Unlike with Roy, I easily could have passed Jeff by on the street without a second glance; I wouldn't have recognized him immediately.  But as soon as Roy named him, I looked more closely -- and, sure enough, it was "Brother Purple." He was slimmer, but he had the same eyes.  And there was that familiar profile.

Roy had asked me earlier how I knew who he was.  I looked at him and told him he hadn't changed.  And he hadn't -- not really.  Despite gaining a few pounds, he was much the same.  

I certainly could have asked him the same thing about me.  

I also was blessed to spend time earlier this year with another friend from Howard, a Kenyan citizen, for the first time in maybe 20 years -- now, sadly, deceased.  Kiagu (I love you, my dear brother) was ill and undergoing chemotherapy.  I found him much thinner and with graying hair and crowsfeet when he smiled.  But he still had the same beautiful face; chocolate skin; and clear, almond eyes.
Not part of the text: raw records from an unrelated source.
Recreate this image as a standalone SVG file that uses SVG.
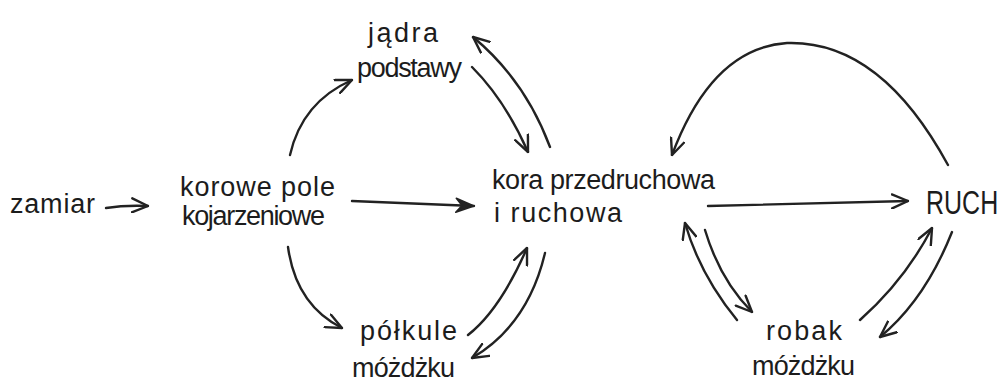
<svg xmlns="http://www.w3.org/2000/svg" width="1005" height="384" viewBox="0 0 1005 384">
  <defs>
    <marker id="head" viewBox="0 0 18 16" refX="17" refY="8" markerWidth="18" markerHeight="16" markerUnits="userSpaceOnUse" orient="auto-start-reverse">
      <path d="M1,1 L17,8 L1,15" fill="none" stroke="#222" stroke-width="2.4" stroke-linecap="round" stroke-linejoin="round"/>
    </marker>
    <marker id="headFill" viewBox="0 0 20 16" refX="19" refY="8" markerWidth="20" markerHeight="16" markerUnits="userSpaceOnUse" orient="auto">
      <path d="M1,1 L19,8 L1,15 L7,8 Z" fill="#222" stroke="#222" stroke-width="1.5" stroke-linejoin="round"/>
    </marker>
  </defs>
  <style>
    text { font-family: "Liberation Sans", Arial, sans-serif; font-size: 27px; fill: #1c1c1c; }
    .big { font-size: 25px; }
    .link { fill: none; stroke: #222; stroke-width: 2.4; stroke-linecap: round; }
  </style>
  <rect width="1005" height="384" fill="#ffffff"/>

  <g id="zamiar">
    <text x="10" y="213" textLength="85" lengthAdjust="spacing">zamiar</text>
  </g>
  <g id="korowe-pole">
    <text x="180" y="196" textLength="155" lengthAdjust="spacing">korowe pole</text>
    <text x="182" y="225" textLength="143" lengthAdjust="spacing">kojarzeniowe</text>
  </g>
  <g id="jadra-podstawy">
    <text x="368" y="42" textLength="70" lengthAdjust="spacing">jądra</text>
    <text x="357" y="77" textLength="105" lengthAdjust="spacing">podstawy</text>
  </g>
  <g id="kora">
    <text x="492" y="189" textLength="223" lengthAdjust="spacing">kora przedruchowa</text>
    <text x="494" y="222" textLength="128" lengthAdjust="spacing">i ruchowa</text>
  </g>
  <g id="polkule">
    <text x="360" y="340" textLength="97" lengthAdjust="spacing">półkule</text>
    <text x="352" y="377" textLength="103" lengthAdjust="spacing">móżdżku</text>
  </g>
  <g id="robak">
    <text x="766" y="340" textLength="76" lengthAdjust="spacing">robak</text>
    <text x="752" y="375" textLength="103" lengthAdjust="spacing">móżdżku</text>
  </g>
  <g id="ruch">
    <!-- tall, narrow capitals -->
    <text class="big" transform="translate(926,214) scale(1,1.35)">RUCH</text>
  </g>

  <g id="connectors">
    <!-- zamiar -> korowe pole -->
    <path class="link" d="M106,208 Q125,205 148,206" marker-end="url(#head)"/>
    <!-- korowe pole -> kora -->
    <path class="link" d="M352,201 L474,206" marker-end="url(#headFill)"/>
    <!-- korowe pole -> jadra podstawy -->
    <path class="link" d="M290,155 Q302,102 352,80" marker-end="url(#head)"/>
    <!-- korowe pole -> polkule -->
    <path class="link" d="M288,247 Q296,305 342,328" marker-end="url(#head)"/>
    <!-- kora <-> jadra podstawy -->
    <path class="link" d="M550,147 Q525,80 473,37" marker-end="url(#head)"/>
    <path class="link" d="M472,67 Q505,100 528,152" marker-end="url(#head)"/>
    <!-- kora <-> polkule -->
    <path class="link" d="M468,335 Q500,310 527,248" marker-end="url(#head)"/>
    <path class="link" d="M545,253 Q528,325 472,358" marker-end="url(#head)"/>
    <!-- kora -> RUCH -->
    <path class="link" d="M708,206 L908,201" marker-end="url(#head)"/>
    <!-- RUCH -> kora (upper arc) -->
    <path class="link" d="M948,165 Q880,40 787,43 Q712,48 672,155" marker-end="url(#head)"/>
    <!-- kora <-> robak -->
    <path class="link" d="M737,320 Q700,275 685,223" marker-end="url(#head)"/>
    <path class="link" d="M705,230 Q720,280 752,312" marker-end="url(#head)"/>
    <!-- robak <-> RUCH -->
    <path class="link" d="M860,320 Q905,280 932,228" marker-end="url(#head)"/>
    <path class="link" d="M952,232 Q925,300 880,337" marker-end="url(#head)"/>
  </g>
</svg>
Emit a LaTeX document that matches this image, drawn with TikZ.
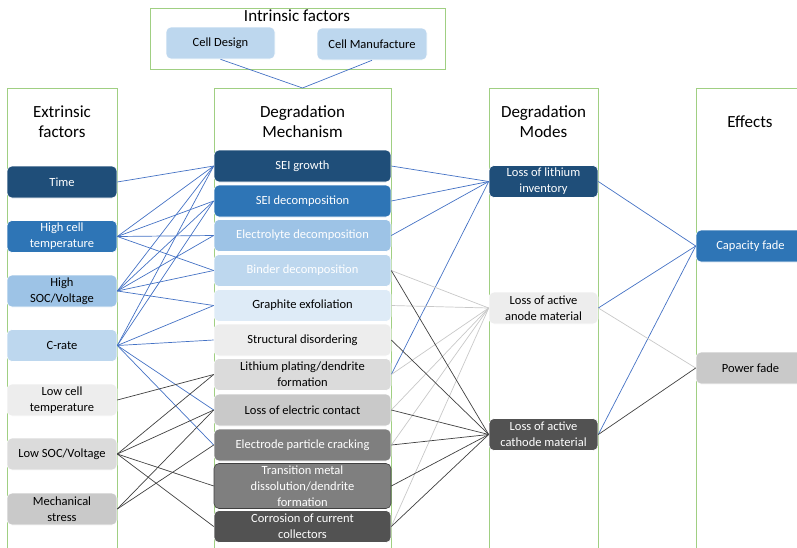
\documentclass[tikz,border=0pt]{standalone}
\usepackage{fontspec}
\setmainfont{Carlito}

\definecolor{navy}{HTML}{1F4E79}
\definecolor{midblue}{HTML}{2E75B6}
\definecolor{skyblue}{HTML}{9DC3E6}
\definecolor{paleblue}{HTML}{BDD7EE}
\definecolor{iceblue}{HTML}{DEEBF7}
\definecolor{grayA}{HTML}{EDEDED}
\definecolor{grayB}{HTML}{DBDBDB}
\definecolor{grayC}{HTML}{C9C9C9}
\definecolor{grayD}{HTML}{7F7F7F}
\definecolor{grayE}{HTML}{525252}
\definecolor{colgreen}{HTML}{A0CF82}
\definecolor{linkblue}{HTML}{4472C4}
\definecolor{linklight}{HTML}{C8C8C8}
\definecolor{linkdark}{HTML}{404040}

\begin{document}
\begin{tikzpicture}
        [x=1pt, y=-1pt,
         colbox/.style={draw=colgreen, line width=1pt},
         coltitle/.style={align=center, font=\fontsize{17}{20}\selectfont},
         box/.style={rectangle, rounded corners=5pt, draw=white, line width=0.6pt, align=center,
                     minimum height=32pt, inner sep=2pt, font=\fontsize{12.5}{16}\selectfont},
         bluelink/.style={draw=linkblue, line width=0.7pt},
         lightlink/.style={draw=linklight, line width=0.7pt},
         darklink/.style={draw=linkdark, line width=0.7pt}]

        \useasboundingbox (0,0) rectangle (797,547);

        % columns
        \draw[colbox] (150,8) rectangle (445,69);
        \foreach \xa/\xb in {7/117, 214/391, 489/598, 696/820}
        \draw[colbox] (\xa,88) rectangle (\xb,560);
        \coordinate (mech-top) at (302.5,88);

        \node[coltitle] (intr-title) at (297,16) {Intrinsic factors};
        \node[coltitle] (ext-title) at (62,122) {Extrinsic\\factors};
        \node[coltitle] (mech-title) at (302.5,122) {Degradation\\Mechanism};
        \node[coltitle] (mode-title) at (543.5,122) {Degradation\\Modes};
        \node[coltitle] (eff-title) at (750,122) {Effects};

        \node[box, fill=paleblue, minimum width=109pt] (intr-1) at (220.5,43) {Cell Design};
        \node[box, fill=paleblue, minimum width=110pt] (intr-2) at (372,44) {Cell Manufacture};

        \foreach \i/\yy/\fcol/\tcol/\lbl in {1/182/navy/white/Time, 2/236.5/midblue/white/{High cell\\temperature},
            3/291/skyblue/black/{High\\SOC/Voltage}, 4/345.5/paleblue/black/C-rate,
            5/400/grayA/black/{Low cell\\temperature}, 6/454/grayB/black/{Low SOC/Voltage},
            7/509/grayC/black/{Mechanical\\stress}}
        \node[box, fill=\fcol, text=\tcol, minimum width=110pt] (ext-\i) at (62,\yy) {\lbl};

        \foreach \i/\yy/\fcol/\tcol/\lbl in {1/166/navy/white/SEI growth, 2/201/midblue/white/SEI decomposition,
            3/235.5/skyblue/white/Electrolyte decomposition, 4/270.5/paleblue/white/Binder decomposition,
            5/305.5/iceblue/black/Graphite exfoliation, 6/340/grayA/black/Structural disordering,
            7/374.5/grayB/black/{Lithium plating/dendrite\\formation}, 8/410/grayC/black/Loss of electric contact,
            9/445/grayD/white/Electrode particle cracking, 11/526.5/grayE/white/{Corrosion of current\\collectors}}
        \node[box, fill=\fcol, text=\tcol, minimum width=177pt] (mech-\i) at (302.5,\yy) {\lbl};
        \node[box, fill=grayD, draw=linkdark, text=white, minimum width=177pt, minimum height=45pt, inner ysep=0pt]
            (mech-10) at (302.5,486) {Transition metal\\dissolution/dendrite\\formation};

        \foreach \i/\yy/\fcol/\tcol/\lbl in {1/181.5/navy/white/{Loss of lithium\\inventory},
            2/308/grayA/black/{Loss of active\\anode material}, 3/434.5/grayE/white/{Loss of active\\cathode material}}
        \node[box, fill=\fcol, text=\tcol, minimum width=109pt] (mode-\i) at (543.5,\yy) {\lbl};

        \foreach \i/\yy/\fcol/\tcol/\lbl in {1/246/midblue/white/Capacity fade, 2/368/grayC/black/Power fade}
        \node[box, fill=\fcol, text=\tcol, minimum width=109pt] (eff-\i) at (750.5,\yy) {\lbl};

        % intrinsic
        \foreach \i in {1, 2}
        \draw[bluelink] (intr-\i.south) -- (mech-top);

        % extrinsic -> mechanism
        \foreach \i/\j in {1/1, 2/1, 2/2, 2/3, 2/4, 3/1, 3/2, 3/3, 3/4, 3/5, 4/1, 4/2, 4/5, 4/6, 4/8, 4/9}
        \draw[bluelink] (ext-\i.east) -- (mech-\j.west);
        \foreach \i/\j in {5/7, 6/7, 6/8, 6/10, 6/11, 7/8, 7/9}
        \draw[darklink] (ext-\i.east) -- (mech-\j.west);

        % mechanism -> modes
        \foreach \j in {1, 2, 3, 7}
        \draw[bluelink] (mech-\j.east) -- (mode-1.west);
        \foreach \j in {4, 5, 7, 8, 9, 11}
        \draw[lightlink] (mech-\j.east) -- (mode-2.west);
        \foreach \j in {4, 6, 8, 9, 10, 11}
        \draw[darklink] (mech-\j.east) -- (mode-3.west);

        % modes -> effects
        \foreach \i in {1, 2, 3}
        \draw[bluelink] (mode-\i.east) -- (eff-1.west);
        \draw[lightlink] (mode-2.east) -- (eff-2.west);
        \draw[darklink] (mode-3.east) -- (eff-2.west);
    \end{tikzpicture}
\end{document}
Still, I'd have recognized him by his voice alone.  It had a lilting resonance, a serenity and dignity -- the kind of voice that beguiles old women and delights wide-eyed, burbling infants.  I even saved his voice mails for a time -- until it became too painful to hear them.  They are erased, and Kiagu is with the Ancestors.

Curious.  How distinct we are among billions.  And how, no matter what, there's almost always something very recognizable about each of us over time.  Through all the years and the changes, there's a sameness, a continuity, an essence that is constant.  It may be in the voice, the face, something in the eyes, a gait, a gesture, or merely a pose -- or something else completely inexplicable/intangible. 

But it's there.  In the end, something almost always gives us away. 

I guess it's kind of like how animals recognize one another after years of separation and changes of all kinds -- amputations, disfigurement, old age, debilitation. 

We're ratted out by some timeless something branded, seared into our DNA, and by the unerring second sight of others -- both traits likely developed over time to ensure the survival of the human family, the continuity of species or clan. These things are givens; we take them for granted. 

Yet, in the end, they really are truly remarkable:  inherence and discernment and the uncanny ken of kin.